When borrowers hear they’ve received a conditional approval on an FHA loan, reactions are mixed. Some feel relieved. Others panic, assuming something is wrong. In reality, conditional approval is a normal and expected part of the FHA loan process.
This article explains what an FHA loan conditional approval really means, why underwriters issue conditions, and what borrowers should expect next.
What a Conditional Approval Actually Means
A conditional approval means the underwriter has reviewed the loan and determined it can be approved once specific requirements are met.

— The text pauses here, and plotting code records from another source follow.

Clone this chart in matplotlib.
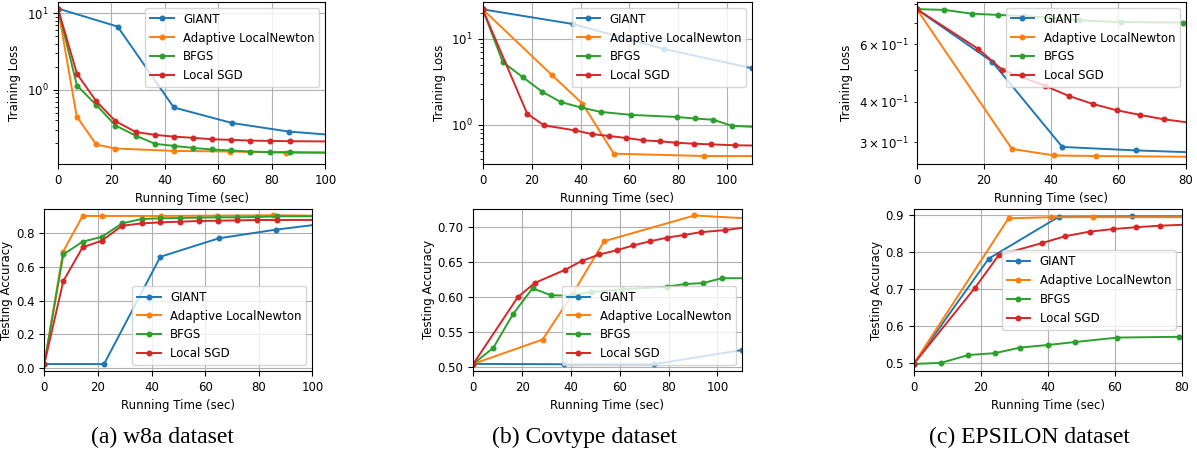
import matplotlib
matplotlib.use("Agg")
import matplotlib.pyplot as plt

plt.rcParams['font.family'] = ['DejaVu Sans']
plt.rcParams['font.size'] = 8.5

names = ["GIANT", "Adaptive LocalNewton", "BFGS", "Local SGD"]
colors = ["C0", "C1", "C2", "C3"]

# ---------------- w8a ----------------
w8a_giant_t = [0, 22.3, 43.3, 65.1, 86.3, 108]
w8a_giant_loss = [11.5, 6.7, 0.59, 0.37, 0.286, 0.25]
w8a_giant_acc = [0.025, 0.025, 0.658, 0.767, 0.818, 0.86]

w8a_aln_t = [0, 7.0, 14.3, 21.4, 43.4, 64.4, 85.4, 108]
w8a_aln_loss = [11.5, 0.449, 0.194, 0.172, 0.160, 0.157, 0.152, 0.150]
w8a_aln_acc = [0.025, 0.688, 0.899, 0.899, 0.899, 0.901, 0.903, 0.90]

w8a_bfgs_t = [0, 7.1, 14.3, 21.5, 29.0, 36.3, 43.3, 50.5, 57.6, 64.8, 72.0, 79.3, 86.9, 108]
w8a_bfgs_loss = [11.5, 1.14, 0.637, 0.343, 0.254, 0.198, 0.186, 0.175, 0.167, 0.162, 0.157, 0.154, 0.154, 0.152]
w8a_bfgs_acc = [0.025, 0.672, 0.747, 0.776, 0.855, 0.881, 0.885, 0.887, 0.889, 0.891, 0.891, 0.893, 0.897, 0.897]

w8a_sgd_t = [0, 7.1, 14.3, 21.5, 29.0, 36.3, 43.3, 50.5, 57.6, 64.8, 72.0, 79.3, 86.9, 108]
w8a_sgd_loss = [11.5, 1.62, 0.711, 0.391, 0.283, 0.259, 0.246, 0.237, 0.227, 0.223, 0.218, 0.216, 0.214, 0.212]
w8a_sgd_acc = [0.025, 0.515, 0.714, 0.753, 0.841, 0.855, 0.861, 0.865, 0.869, 0.871, 0.873, 0.875, 0.875, 0.876]

# ---------------- Covtype ----------------
cov_giant_t = [0, 37.0, 74.1, 110.2]
cov_giant_loss = [22.1, 14.9, 7.65, 4.56]
cov_giant_acc = [0.504, 0.5035, 0.5035, 0.524]

cov_aln_t = [0, 28.4, 40.8, 53.6, 90.6, 127]
cov_aln_loss = [22.1, 3.78, 1.77, 0.464, 0.436, 0.434]
cov_aln_acc = [0.504, 0.539, 0.605, 0.680, 0.717, 0.710]

cov_bfgs_t = [0, 8.2, 16.3, 24.3, 31.9, 40.1, 48.2, 60.8, 79.3, 86.7, 94.3, 101.8, 120]
cov_bfgs_loss = [22.1, 5.40, 3.61, 2.44, 1.85, 1.60, 1.42, 1.31, 1.24, 1.19, 1.15, 0.98, 0.92]
cov_bfgs_acc = [0.504, 0.527, 0.5756, 0.6125, 0.6024, 0.602, 0.607, 0.611, 0.6148, 0.6186, 0.620, 0.627, 0.627]

cov_sgd_t = [0, 18.2, 25.1, 37.6, 44.6, 51.7, 58.7, 65.6, 72.5, 79.2, 86.3, 93.2, 103.3, 115]
cov_sgd_loss = [22.1, 1.35, 0.99, 0.867, 0.785, 0.745, 0.706, 0.664, 0.646, 0.622, 0.606, 0.596, 0.581, 0.575]
cov_sgd_acc = [0.504, 0.5996, 0.620, 0.639, 0.652, 0.661, 0.667, 0.674, 0.680, 0.685, 0.689, 0.693, 0.696, 0.7015]

# ---------------- EPSILON ----------------
eps_giant_t = [0, 22.4, 43.3, 65.1, 87]
eps_giant_loss = [0.770, 0.531, 0.290, 0.283, 0.278]
eps_giant_acc = [0.498, 0.7815, 0.894, 0.895, 0.895]

eps_aln_t = [0, 28.3, 40.9, 53.4, 90]
eps_aln_loss = [0.770, 0.286, 0.273, 0.272, 0.270]
eps_aln_acc = [0.498, 0.890, 0.893, 0.893, 0.893]

eps_bfgs_t = [0, 8.2, 16.3, 24.2, 31.8, 40.0, 48.2, 60.8, 79.2, 88]
eps_bfgs_loss = [0.770, 0.766, 0.746, 0.739, 0.733, 0.725, 0.711, 0.703, 0.700, 0.699]
eps_bfgs_acc = [0.498, 0.501, 0.522, 0.527, 0.542, 0.549, 0.557, 0.569, 0.571, 0.572]

eps_sgd_t = [0, 18.3, 25.4, 38.2, 45.3, 52.5, 59.5, 66.4, 73.4, 87]
eps_sgd_loss = [0.770, 0.581, 0.501, 0.447, 0.416, 0.393, 0.376, 0.364, 0.353, 0.338]
eps_sgd_acc = [0.498, 0.703, 0.791, 0.823, 0.842, 0.854, 0.861, 0.866, 0.870, 0.875]

captions = ["(a) w8a dataset", "(b) Covtype dataset", "(c) EPSILON dataset"]

datasets = [
    dict(t=[w8a_giant_t, w8a_aln_t, w8a_bfgs_t, w8a_sgd_t],
         loss=[w8a_giant_loss, w8a_aln_loss, w8a_bfgs_loss, w8a_sgd_loss],
         acc=[w8a_giant_acc, w8a_aln_acc, w8a_bfgs_acc, w8a_sgd_acc]),
    dict(t=[cov_giant_t, cov_aln_t, cov_bfgs_t, cov_sgd_t],
         loss=[cov_giant_loss, cov_aln_loss, cov_bfgs_loss, cov_sgd_loss],
         acc=[cov_giant_acc, cov_aln_acc, cov_bfgs_acc, cov_sgd_acc]),
    dict(t=[eps_giant_t, eps_aln_t, eps_bfgs_t, eps_sgd_t],
         loss=[eps_giant_loss, eps_aln_loss, eps_bfgs_loss, eps_sgd_loss],
         acc=[eps_giant_acc, eps_aln_acc, eps_bfgs_acc, eps_sgd_acc]),
]

W, H = 1197, 453
fig = plt.figure(figsize=(W / 100, H / 100), dpi=100)


def px_axes(l, r, t, b):
    return fig.add_axes([l / W, (H - b) / H, (r - l) / W, (b - t) / H])


top_boxes = [(58, 325.3, 2, 164), (482.7, 751.7, 2, 164), (916.7, 1185.7, 2, 164)]
bot_boxes = [(44.3, 312.3, 209, 371), (473.3, 741.7, 208.5, 371), (913.7, 1181.7, 209, 371)]
xlims = [(0, 100), (0, 110), (0, 80)]
loss_ylims = [(0.108, 14.0), (0.352, 26.9), (0.257, 0.81)]
acc_ylims = [(-0.016, 0.94), (0.4938, 0.727), (0.479, 0.915)]
acc_leg_loc = ["lower right", "lower right", "center right"]
cap_x = [162, 584, 1029]

for i, d in enumerate(datasets):
    ax = px_axes(*top_boxes[i])
    for k in range(4):
        ax.plot(d['t'][k], d['loss'][k], marker='o', markersize=3.3, lw=1.4,
                color=colors[k], label=names[k])
    ax.set_yscale('log')
    ax.set_xlim(*xlims[i])
    ax.set_ylim(*loss_ylims[i])
    ax.grid(True)
    ax.set_xlabel("Running Time (sec)")
    ax.set_ylabel("Training Loss")
    ax.legend(loc="upper right")

    ax2 = px_axes(*bot_boxes[i])
    for k in range(4):
        ax2.plot(d['t'][k], d['acc'][k], marker='o', markersize=3.3, lw=1.4,
                 color=colors[k], label=names[k])
    ax2.set_xlim(*xlims[i])
    ax2.set_ylim(*acc_ylims[i])
    ax2.grid(True)
    ax2.set_xlabel("Running Time (sec)")
    ax2.set_ylabel("Testing Accuracy", labelpad=2)
    ax2.legend(loc=acc_leg_loc[i])

    fig.text(cap_x[i] / W, (H - 437) / H, captions[i], ha='center', va='center',
             family=['Liberation Serif', 'DejaVu Serif'], fontsize=17)

fig.savefig("out.png", dpi=100)
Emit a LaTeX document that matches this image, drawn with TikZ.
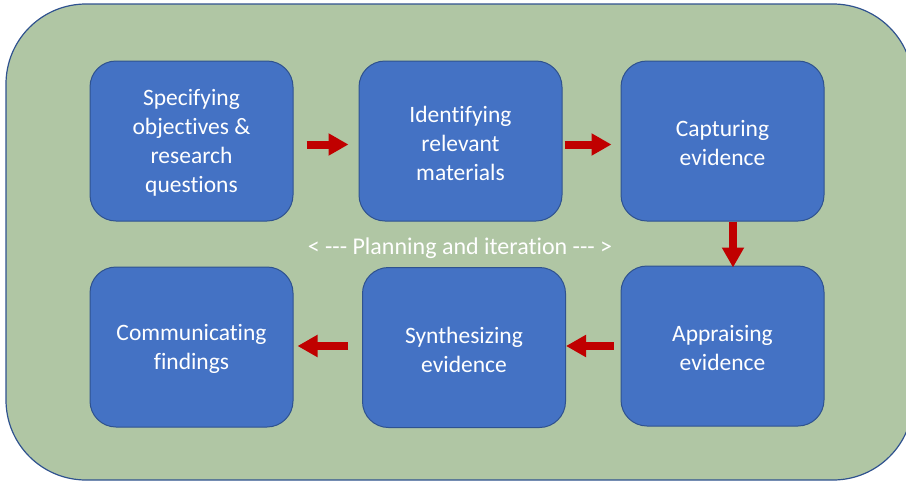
\documentclass[tikz,border=0pt]{standalone}
\usepackage{fontspec}
\setmainfont{Carlito}[Ligatures={TeXOff,CommonOff}]
\usetikzlibrary{arrows.meta}
\definecolor{bggreen}{HTML}{B0C6A4}
\definecolor{frameblue}{HTML}{2F528F}
\definecolor{boxblue}{HTML}{4472C4}
\definecolor{arrred}{HTML}{C00000}
\tikzset{
  stepbox/.style={draw=frameblue, line width=1pt, fill=boxblue, rounded corners=26pt,
    minimum width=203pt, minimum height=160pt, inner sep=0pt, text=white,
    align=center, font=\fontsize{23.5}{29}\selectfont},
  redarrow/.style={draw=arrred, line width=8pt,
    -{Triangle[length=20pt,width=21pt]}, arrred},
}
\begin{document}
\begin{tikzpicture}[x=1pt,y=-1pt]
\useasboundingbox (0,0) rectangle (906,483);
\draw[frameblue, line width=1.2pt, fill=bggreen, rounded corners=80pt] (6,4) rectangle (913,480);
\node[stepbox] (b1) at (191.5,141) {\strut Specifying\\objectives \&\\research\\questions};
\node[stepbox] (b2) at (460.5,141) {\strut Identifying\\relevant\\materials};
\node[stepbox] (b3) at (722.5,141) {\strut Capturing\\evidence};
\node[stepbox] (b4) at (722.5,346) {\strut Appraising\\evidence};
\node[stepbox] (b5) at (464,347.5) {\strut Synthesizing\\evidence};
\node[stepbox] (b6) at (191.5,347) {\strut Communicating\\findings};
\node[text=white, font=\fontsize{24}{28}\selectfont] (lbl) at (460,248) {< --- Planning and iteration --- >};
\draw[redarrow, shorten <=13pt, shorten >=10pt] ([yshift=-3.5pt]b1.east) -- ([yshift=-3.5pt]b2.west);
\draw[redarrow, shorten <=2pt, shorten >=9pt] ([yshift=-3.5pt]b2.east) -- ([yshift=-3.5pt]b3.west);
\draw[redarrow, shorten >=-2pt] ([xshift=10.5pt]b3.south) -- ([xshift=10.5pt]b4.north);
\draw[redarrow, shorten <=7pt, shorten >=0pt] (b4.west) -- (b4.west -| b5.east);
\draw[redarrow, shorten <=14pt, shorten >=4pt] (b5.west |- b4.west) -- (b4.west -| b6.east);
\end{tikzpicture}
\end{document}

It is not a denial. It is not a warning sign. It is simply the underwriter saying, “This loan works, provided we verify a few remaining items.”
Nearly every FHA loan receives a conditional approval.
Why Underwriters Issue Conditions
Underwriters are responsible for confirming that all FHA guidelines and lender policies are met. They cannot approve a loan until every requirement is documented and verified.
Conditions are issued when:
- Information is incomplete
- Documents need clarification
- Third-party verifications are pending
- FHA-specific requirements must be satisfied
Conditions allow the loan to move forward instead of stopping it.
Common FHA Loan Conditions
Conditions vary by borrower and property, but most fall into familiar categories.
Income and Employment Conditions
Income conditions are among the most common.
Examples include:
- Updated pay stubs
- Verification of employment
- Clarification of variable income
- Documentation for bonuses or overtime
- Self-employment income explanations
These conditions ensure income is stable and acceptable under FHA rules.
Asset and Bank Statement Conditions
Underwriters must verify that borrowers have sufficient funds and that those funds are sourced correctly.
Common asset conditions include:
- Updated bank statements
- Explanation of large deposits
- Documentation of gift funds
- Proof of earnest money clearing
These conditions are routine and usually easy to clear.
Credit-Related Conditions
Credit conditions do not always mean bad credit. Often, they are requests for clarification.
Examples include:
- Letters of explanation for late payments
- Documentation for disputed accounts
- Confirmation that new credit was not opened
- Clarification of credit inquiries
Clear explanations often resolve these conditions quickly.
FHA Appraisal and Property Conditions
Property-related conditions are unique to FHA.
These may include:
- Completion of required repairs
- Verification that utilities are on and functioning
- Re-inspection of repairs
- Clarification of property characteristics
These conditions must be satisfied before final approval can be issued.
Title and Legal Conditions
Some conditions involve title or legal matters.
Examples include:
- Clearing liens
- Correcting vesting issues
- Resolving judgments
- Updating title commitments
These conditions are handled by the title company but affect loan approval.
How Long Conditional Approval Lasts
A conditional approval does not expire immediately, but it is tied to timelines.
Most conditions must be satisfied within the contract period. Delays in clearing conditions can push closing dates or cause contracts to expire.
Responding quickly helps keep the loan on track.
What Borrowers Should Do After Conditional Approval
This stage is where borrower participation matters most.
Helpful actions include:
- Reading conditions carefully
- Asking questions if something is unclear
- Submitting documents promptly
- Avoiding financial changes
- Staying in communication with the lender
Most conditions are straightforward if addressed early.
What Borrowers Should Not Do
After receiving conditional approval, borrowers should avoid:
- Changing jobs
- Opening new credit accounts
- Making large purchases
- Moving money between accounts
- Ignoring lender requests
Any change can create new conditions or delay approval.
Clearing Conditions and Moving Forward
Once conditions are submitted, the lender reviews them and sends the file back to underwriting if required.
When all conditions are cleared, the underwriter issues a final approval or clear to close.
This is the final underwriting step before closing documents are prepared.
Conditional Approval vs Preapproval
Borrowers often confuse preapproval with conditional approval.
A preapproval is based on limited review.
A conditional approval follows a full underwriting review.
Conditional approval carries much more weight and signals real progress.
When Conditional Approval Can Turn Into a Denial
Although rare, a conditional approval can turn into a denial if:
- Conditions cannot be satisfied
- New information changes eligibility
- The property fails to meet FHA requirements
- Borrower circumstances change
Most loans that reach conditional approval still close successfully.
Final Thoughts
An FHA loan conditional approval is a positive milestone, not a problem. It means the loan is viable and moving toward closing.
Conditions exist to verify details, not to derail the process. Borrowers who respond promptly, stay organized, and keep their finances stable usually move from conditional approval to closing without major issues.
Understanding this stage removes unnecessary stress and helps borrowers stay focused on the finish line.